**STATED EXERCISE:** Pictures stay out of this copy, which runs from the first line of the material through the line containing "var myChart = echarts.init(document.getElementById('main'));".
[start]
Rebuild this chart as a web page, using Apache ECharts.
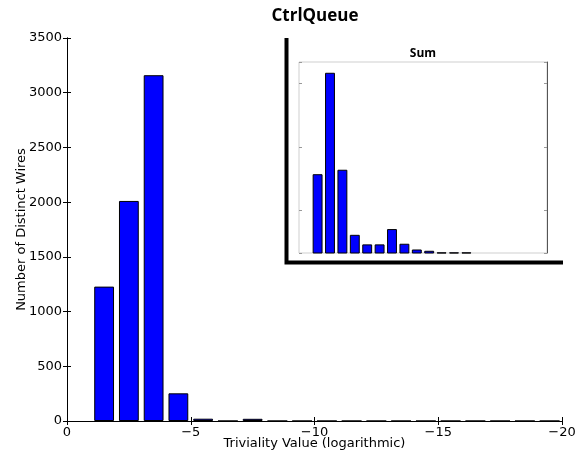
<!DOCTYPE html>
<html>
<head>
<meta charset="utf-8">
<script src="https://cdn.jsdelivr.net/npm/echarts@6/dist/echarts.min.js"></script>
<style>
  html, body { margin: 0; padding: 0; background: #fff; }
  #main { width: 582px; height: 455px; }
</style>
</head>
<body>
<div id="main"></div>
<script>
// bin centres (log triviality value)
var binCenters = [-1.5, -2.5, -3.5, -4.5, -5.5, -6.5, -7.5, -8.5, -9.5, -10.5,
  -11.5, -12.5, -13.5, -14.5, -15.5, -16.5, -17.5, -18.5, -19.5];
// main histogram: number of distinct wires per bin
var wireCounts = [1228, 2011, 3160, 253, 21, 0, 20, 0, 0, 0,
  0, 0, 0, 0, 0, 0, 0, 0, 0];
// inset "Sum" histogram (unlabelled axis, arbitrary units)
var sumValues = [1.57, 3.16, 1.64, 0.62, 0.47, 0.47, 0.71, 0.48, 0.39, 0.37,
  0.345, 0.345, 0.345];

function pairs(xs, ys) {
  var out = [];
  for (var i = 0; i < ys.length; i++) {
    out.push([xs[i], ys[i]]);
  }
  return out;
}

function minusLabel(v) {
  return v < 0 ? '\u2212' + (-v) : String(v);
}

var font = 'DejaVu Sans';
var black = '#000';

var myChart = echarts.init(document.getElementById('main'));

var option = {
  backgroundColor: '#fff',
  animation: false,
  title: [{
    text: 'CtrlQueue',
    left: 310, top: 3, textAlign: 'center',
    textStyle: { fontFamily: 'Open Sans', fontWeight: 'bold', fontSize: 17, color: black }
  }, {
    text: 'Sum',
    left: 418, top: 43, textAlign: 'center',
    textStyle: { fontFamily: 'Open Sans', fontWeight: 'bold', fontSize: 12, color: black }
  }],
  grid: [
    { left: 67, right: 20, top: 38, bottom: 34, show: false, outerBoundsMode: 'none', containLabel: false },
    { left: 299, right: 35, top: 62, bottom: 202, show: true, backgroundColor: '#fff',
      borderColor: '#cfcfcf', borderWidth: 1, outerBoundsMode: 'none', containLabel: false }
  ],
  xAxis: [{
    gridIndex: 0, type: 'value', position: 'bottom',
    min: -20, max: 0, interval: 5, inverse: true,
    axisLine: { lineStyle: { color: black, width: 1 } },
    axisTick: { inside: true, length: 4, lineStyle: { color: black } },
    axisLabel: { formatter: minusLabel, fontFamily: font, fontSize: 13, color: black, margin: 5 },
    splitLine: { show: false },
    name: 'Triviality Value (logarithmic)', nameLocation: 'middle', nameGap: 16,
    nameMoveOverlap: false,
    nameTextStyle: { fontFamily: font, fontSize: 13, color: black }
  }, {
    gridIndex: 0, type: 'value', position: 'top',
    min: -20, max: 0, interval: 5, inverse: true,
    axisLine: { lineStyle: { color: black, width: 1 } },
    axisTick: { inside: true, length: 4, lineStyle: { color: black } },
    axisLabel: { show: false },
    splitLine: { show: false }
  }, {
    gridIndex: 1, type: 'value', position: 'bottom',
    min: -20, max: 0, inverse: true,
    axisLine: { show: false }, axisTick: { show: false },
    axisLabel: { show: false }, splitLine: { show: false }
  }],
  yAxis: [{
    gridIndex: 0, type: 'value', position: 'left',
    min: 0, max: 3500, interval: 500,
    axisLine: { show: true, lineStyle: { color: black, width: 1 } },
    axisTick: { show: true, inside: true, length: 4, lineStyle: { color: black } },
    axisLabel: { formatter: minusLabel, fontFamily: font, fontSize: 13, color: black, margin: 5 },
    splitLine: { show: false },
    name: 'Number of Distinct Wires', nameLocation: 'middle', nameGap: 39,
    nameMoveOverlap: false,
    nameTextStyle: { fontFamily: font, fontSize: 13, color: black }
  }, {
    gridIndex: 0, type: 'value', position: 'right',
    min: 0, max: 3500, interval: 500,
    axisLine: { show: true, lineStyle: { color: black, width: 1 } },
    axisTick: { show: true, inside: true, length: 4, lineStyle: { color: black } },
    axisLabel: { show: false },
    splitLine: { show: false }
  }, {
    gridIndex: 1, type: 'value', position: 'left',
    min: 0.335, max: 3.329, splitNumber: 3,
    axisLine: { show: false },
    axisTick: { show: true, inside: true, length: 3, lineStyle: { color: '#999' } },
    axisLabel: { show: false },
    splitLine: { show: false }
  }, {
    gridIndex: 1, type: 'value', position: 'right',
    min: 0.335, max: 3.329, splitNumber: 3,
    axisLine: { show: true, lineStyle: { color: '#555', width: 1 } },
    axisTick: { show: true, inside: true, length: 3, lineStyle: { color: '#999' } },
    axisLabel: { show: false },
    splitLine: { show: false }
  }],
  series: [{
    type: 'bar',
    xAxisIndex: 0, yAxisIndex: 0,
    barWidth: 19.8,
    data: pairs(binCenters, wireCounts),
    itemStyle: { color: '#0000ff', borderColor: black, borderWidth: 1 }
  }, {
    type: 'bar',
    xAxisIndex: 2, yAxisIndex: 2,
    barWidth: 9.9,
    data: pairs(binCenters, sumValues),
    itemStyle: { color: '#0000ff', borderColor: black, borderWidth: 1 },
    z: 5
  }],
  graphic: [{
    type: 'polyline',
    shape: { points: [[286.5, 38], [286.5, 262.5], [563, 262.5]] },
    style: { stroke: black, lineWidth: 4, fill: null, lineJoin: 'miter' },
    z: 10
  }]
};

myChart.setOption(option);
</script>
</body>
</html>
[end]
**RESULT OF THE EXERCISE:**
Rebuild this chart as a web page, using Apache ECharts.
<!DOCTYPE html>
<html>
<head>
<meta charset="utf-8">
<script src="https://cdn.jsdelivr.net/npm/echarts@6/dist/echarts.min.js"></script>
<style>
  html, body { margin: 0; padding: 0; background: #fff; }
  #main { width: 582px; height: 455px; }
</style>
</head>
<body>
<div id="main"></div>
<script>
// bin centres (log triviality value)
var binCenters = [-1.5, -2.5, -3.5, -4.5, -5.5, -6.5, -7.5, -8.5, -9.5, -10.5,
  -11.5, -12.5, -13.5, -14.5, -15.5, -16.5, -17.5, -18.5, -19.5];
// main histogram: number of distinct wires per bin
var wireCounts = [1228, 2011, 3160, 253, 21, 0, 20, 0, 0, 0,
  0, 0, 0, 0, 0, 0, 0, 0, 0];
// inset "Sum" histogram (unlabelled axis, arbitrary units)
var sumValues = [1.57, 3.16, 1.64, 0.62, 0.47, 0.47, 0.71, 0.48, 0.39, 0.37,
  0.345, 0.345, 0.345];

function pairs(xs, ys) {
  var out = [];
  for (var i = 0; i < ys.length; i++) {
    out.push([xs[i], ys[i]]);
  }
  return out;
}

function minusLabel(v) {
  return v < 0 ? '\u2212' + (-v) : String(v);
}

var font = 'DejaVu Sans';
var black = '#000';

var myChart = echarts.init(document.getElementById('main'));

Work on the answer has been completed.